* [Written instruction]: Only the lines from the start up to and including the line containing "3, 200, 1300, 900, 200, 40, 12, 3]" should be repeated, word for word.

* [Provided material]:
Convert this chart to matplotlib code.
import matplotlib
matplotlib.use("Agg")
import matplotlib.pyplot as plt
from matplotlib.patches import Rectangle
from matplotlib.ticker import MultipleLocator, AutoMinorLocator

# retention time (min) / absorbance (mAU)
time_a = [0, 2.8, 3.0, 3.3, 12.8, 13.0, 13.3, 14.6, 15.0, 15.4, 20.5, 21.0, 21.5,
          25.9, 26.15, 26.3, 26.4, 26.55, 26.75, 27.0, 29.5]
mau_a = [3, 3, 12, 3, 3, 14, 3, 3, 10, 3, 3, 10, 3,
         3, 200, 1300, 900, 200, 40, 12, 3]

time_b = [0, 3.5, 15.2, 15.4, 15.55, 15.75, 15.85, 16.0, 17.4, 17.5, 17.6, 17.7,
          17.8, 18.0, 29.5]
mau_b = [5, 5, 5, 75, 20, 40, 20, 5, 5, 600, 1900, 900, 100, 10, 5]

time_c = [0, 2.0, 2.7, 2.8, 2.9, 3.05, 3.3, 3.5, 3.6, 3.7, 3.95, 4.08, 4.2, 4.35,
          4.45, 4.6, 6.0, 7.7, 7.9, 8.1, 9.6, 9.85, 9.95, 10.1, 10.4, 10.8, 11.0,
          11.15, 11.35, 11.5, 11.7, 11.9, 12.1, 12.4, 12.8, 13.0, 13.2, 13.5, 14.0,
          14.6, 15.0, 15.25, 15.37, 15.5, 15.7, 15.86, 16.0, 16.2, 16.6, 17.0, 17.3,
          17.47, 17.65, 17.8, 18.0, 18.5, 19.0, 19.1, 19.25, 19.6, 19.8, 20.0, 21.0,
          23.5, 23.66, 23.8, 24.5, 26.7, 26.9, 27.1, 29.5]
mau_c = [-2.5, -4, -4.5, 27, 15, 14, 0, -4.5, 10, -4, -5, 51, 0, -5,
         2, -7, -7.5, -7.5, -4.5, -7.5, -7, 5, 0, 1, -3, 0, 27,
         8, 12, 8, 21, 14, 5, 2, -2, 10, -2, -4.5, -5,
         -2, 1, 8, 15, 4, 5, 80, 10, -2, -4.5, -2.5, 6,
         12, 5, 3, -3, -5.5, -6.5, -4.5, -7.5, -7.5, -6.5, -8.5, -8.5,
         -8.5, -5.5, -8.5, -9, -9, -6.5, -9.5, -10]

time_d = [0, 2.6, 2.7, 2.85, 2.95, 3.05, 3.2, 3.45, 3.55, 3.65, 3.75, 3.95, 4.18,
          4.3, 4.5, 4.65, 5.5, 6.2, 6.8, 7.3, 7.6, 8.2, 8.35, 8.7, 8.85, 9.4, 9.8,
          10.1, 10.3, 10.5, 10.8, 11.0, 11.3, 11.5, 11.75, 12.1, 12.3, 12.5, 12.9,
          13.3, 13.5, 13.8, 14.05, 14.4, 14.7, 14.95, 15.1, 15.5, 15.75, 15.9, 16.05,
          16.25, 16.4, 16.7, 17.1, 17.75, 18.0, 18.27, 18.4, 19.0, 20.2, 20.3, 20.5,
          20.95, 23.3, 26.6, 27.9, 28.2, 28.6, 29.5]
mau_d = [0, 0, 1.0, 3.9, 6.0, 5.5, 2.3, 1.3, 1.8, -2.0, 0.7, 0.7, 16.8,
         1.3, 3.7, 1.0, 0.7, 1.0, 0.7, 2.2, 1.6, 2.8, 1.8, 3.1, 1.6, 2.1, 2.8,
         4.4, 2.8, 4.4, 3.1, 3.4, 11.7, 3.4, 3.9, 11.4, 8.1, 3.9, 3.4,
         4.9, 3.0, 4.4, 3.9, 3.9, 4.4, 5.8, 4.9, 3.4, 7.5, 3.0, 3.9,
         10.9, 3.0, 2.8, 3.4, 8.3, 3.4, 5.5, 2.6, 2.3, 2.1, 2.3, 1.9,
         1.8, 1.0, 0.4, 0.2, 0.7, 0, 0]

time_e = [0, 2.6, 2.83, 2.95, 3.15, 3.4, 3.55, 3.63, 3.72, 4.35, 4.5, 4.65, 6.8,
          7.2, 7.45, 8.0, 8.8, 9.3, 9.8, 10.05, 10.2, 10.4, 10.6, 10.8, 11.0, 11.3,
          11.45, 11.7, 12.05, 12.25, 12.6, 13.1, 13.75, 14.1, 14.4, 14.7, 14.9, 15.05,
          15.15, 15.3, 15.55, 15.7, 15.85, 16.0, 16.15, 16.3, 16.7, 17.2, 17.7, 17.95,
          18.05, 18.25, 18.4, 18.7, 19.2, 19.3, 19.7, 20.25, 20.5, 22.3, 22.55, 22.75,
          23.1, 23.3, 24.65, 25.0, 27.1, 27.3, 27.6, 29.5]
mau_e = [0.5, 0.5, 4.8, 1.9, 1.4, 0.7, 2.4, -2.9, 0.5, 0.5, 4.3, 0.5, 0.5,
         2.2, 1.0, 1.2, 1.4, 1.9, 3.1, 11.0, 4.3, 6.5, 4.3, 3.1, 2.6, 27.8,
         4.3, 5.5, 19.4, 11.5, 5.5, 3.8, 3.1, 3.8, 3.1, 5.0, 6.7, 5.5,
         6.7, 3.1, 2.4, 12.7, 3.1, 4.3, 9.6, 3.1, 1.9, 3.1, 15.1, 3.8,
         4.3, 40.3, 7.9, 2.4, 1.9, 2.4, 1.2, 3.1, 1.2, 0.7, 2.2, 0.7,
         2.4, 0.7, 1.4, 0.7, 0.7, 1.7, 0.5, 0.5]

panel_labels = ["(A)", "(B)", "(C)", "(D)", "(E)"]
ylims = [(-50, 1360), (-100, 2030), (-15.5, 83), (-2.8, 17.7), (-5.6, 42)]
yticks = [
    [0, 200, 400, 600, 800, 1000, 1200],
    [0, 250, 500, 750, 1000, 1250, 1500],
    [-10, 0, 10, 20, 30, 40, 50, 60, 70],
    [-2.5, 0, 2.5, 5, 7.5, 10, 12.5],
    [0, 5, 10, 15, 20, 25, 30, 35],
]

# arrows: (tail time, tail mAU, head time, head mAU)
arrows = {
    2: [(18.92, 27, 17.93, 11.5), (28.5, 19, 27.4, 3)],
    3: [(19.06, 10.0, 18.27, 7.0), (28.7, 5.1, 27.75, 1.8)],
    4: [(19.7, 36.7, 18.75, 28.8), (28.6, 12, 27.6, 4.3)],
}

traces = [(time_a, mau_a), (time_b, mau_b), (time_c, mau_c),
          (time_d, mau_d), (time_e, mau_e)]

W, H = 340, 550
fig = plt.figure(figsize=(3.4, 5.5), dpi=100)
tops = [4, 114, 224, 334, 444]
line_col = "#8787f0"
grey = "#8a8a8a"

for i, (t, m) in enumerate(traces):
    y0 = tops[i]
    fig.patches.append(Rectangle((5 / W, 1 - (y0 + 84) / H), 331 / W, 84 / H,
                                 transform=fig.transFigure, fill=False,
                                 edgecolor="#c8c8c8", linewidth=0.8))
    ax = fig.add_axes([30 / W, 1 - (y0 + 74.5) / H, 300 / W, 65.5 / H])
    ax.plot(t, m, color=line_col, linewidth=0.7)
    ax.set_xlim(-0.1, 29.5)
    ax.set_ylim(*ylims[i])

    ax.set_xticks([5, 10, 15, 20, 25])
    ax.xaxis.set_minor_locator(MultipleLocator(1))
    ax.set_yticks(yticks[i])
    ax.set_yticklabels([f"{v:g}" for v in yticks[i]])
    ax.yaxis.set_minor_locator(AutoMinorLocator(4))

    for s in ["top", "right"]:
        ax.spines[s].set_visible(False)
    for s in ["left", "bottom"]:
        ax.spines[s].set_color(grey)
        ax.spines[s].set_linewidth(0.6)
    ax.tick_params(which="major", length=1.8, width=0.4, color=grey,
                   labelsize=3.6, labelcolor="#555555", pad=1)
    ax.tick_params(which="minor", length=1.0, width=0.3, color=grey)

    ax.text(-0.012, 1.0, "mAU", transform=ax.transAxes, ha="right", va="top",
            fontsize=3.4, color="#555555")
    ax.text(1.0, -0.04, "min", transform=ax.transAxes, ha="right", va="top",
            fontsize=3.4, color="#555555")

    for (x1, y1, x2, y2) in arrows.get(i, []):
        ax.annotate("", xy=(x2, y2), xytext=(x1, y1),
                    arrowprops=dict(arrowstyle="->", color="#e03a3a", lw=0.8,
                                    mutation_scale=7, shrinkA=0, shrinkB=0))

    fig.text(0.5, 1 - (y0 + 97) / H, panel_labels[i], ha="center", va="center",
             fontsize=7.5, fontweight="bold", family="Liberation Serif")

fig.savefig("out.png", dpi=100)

* [Output of the task]:
Convert this chart to matplotlib code.
import matplotlib
matplotlib.use("Agg")
import matplotlib.pyplot as plt
from matplotlib.patches import Rectangle
from matplotlib.ticker import MultipleLocator, AutoMinorLocator

# retention time (min) / absorbance (mAU)
time_a = [0, 2.8, 3.0, 3.3, 12.8, 13.0, 13.3, 14.6, 15.0, 15.4, 20.5, 21.0, 21.5,
          25.9, 26.15, 26.3, 26.4, 26.55, 26.75, 27.0, 29.5]
mau_a = [3, 3, 12, 3, 3, 14, 3, 3, 10, 3, 3, 10, 3,
         3, 200, 1300, 900, 200, 40, 12, 3]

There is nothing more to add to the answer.